What was tried to solve a problem

Problem can be with proxy server timeout or with Superset web server dropping some connections. My Apache2 config:

<VirtualHost *:443>
  ProxyPreserveHost On
  ProxyRequests Off
  ServerName dash.domain.com
  ServerAlias dash.domain.com

  SSLEngine on
  SSLCertificateFile /etc/ssl/private/cert.crt
  SSLCertificateChainFile /etc/ssl/certs/cert2.crt
  SSLCertificateKeyFile /etc/ssl/private/key.key

  ProxyPass / http://localhost:8088/ connectiontimeout=3600 timeout=3600
  ProxyPassReverse / http://localhost:8088/

  # things tried
  # SetEnv force-proxy-request-1.0 1
  # SetEnv proxy-nokeepalive 1
  # SetEnv proxy-initial-not-pooled 1
  # ProxyTimeout 3600
  # TimeOut 3600
</VirtualHost>

Things tested (and not working):

  1. Timeout and ProxyTimeout
  2. connectiontimeout and timeout (as seen above)
  3. Keepalive=On for ProxyPass
  4. different SetEnv
  5. superset_config.py -> ENABLE_PROXY_FIX, SUPERSET_WEBSERVER_TIMEOUT

In addition, similar proxy setup was build using nginx, error is similar to what is described here.

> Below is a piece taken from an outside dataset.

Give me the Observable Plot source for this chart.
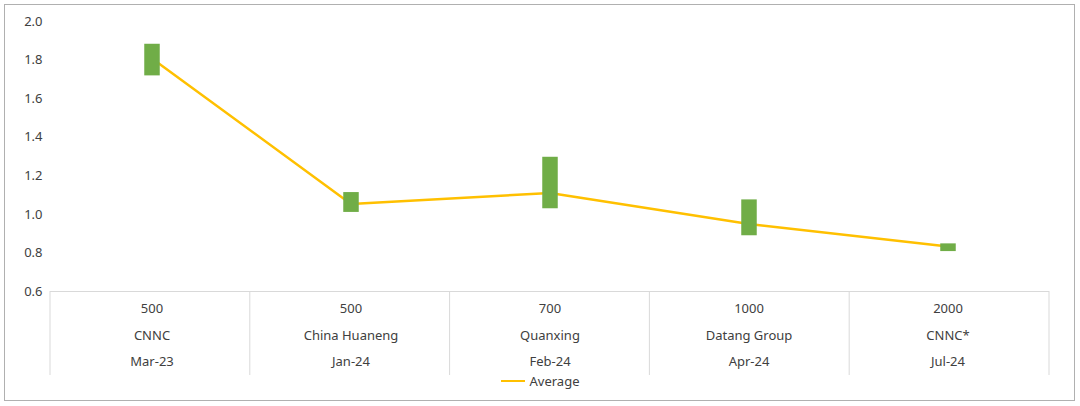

Any help or ideas would be appreciated. Thank you very much!

Useful information

Apache Superset version: 0.37.2

Apache Dremio version: 4.1.0

Apache2 server version: 2.4.29

EC2 instance type: t3.medium

OS version: Ubuntu 18.04


Solution

  • The problem was in dying gunicorn async workers. Too many requests were coming from the charts and workers were not able to handle them. Changing worker type from async to sync (default gunicorn type) solved the proxy problem.

    I still don't know why direct access by IP was not producing the 502 proxy error.

    Sorry for not including information about gunicorn in the question.

    P.S Recommended type of workers for Apache Superset from their docs is async, but, for my case, sync were the better solution. In theory, sync workers are slower compare to async (in Superset context).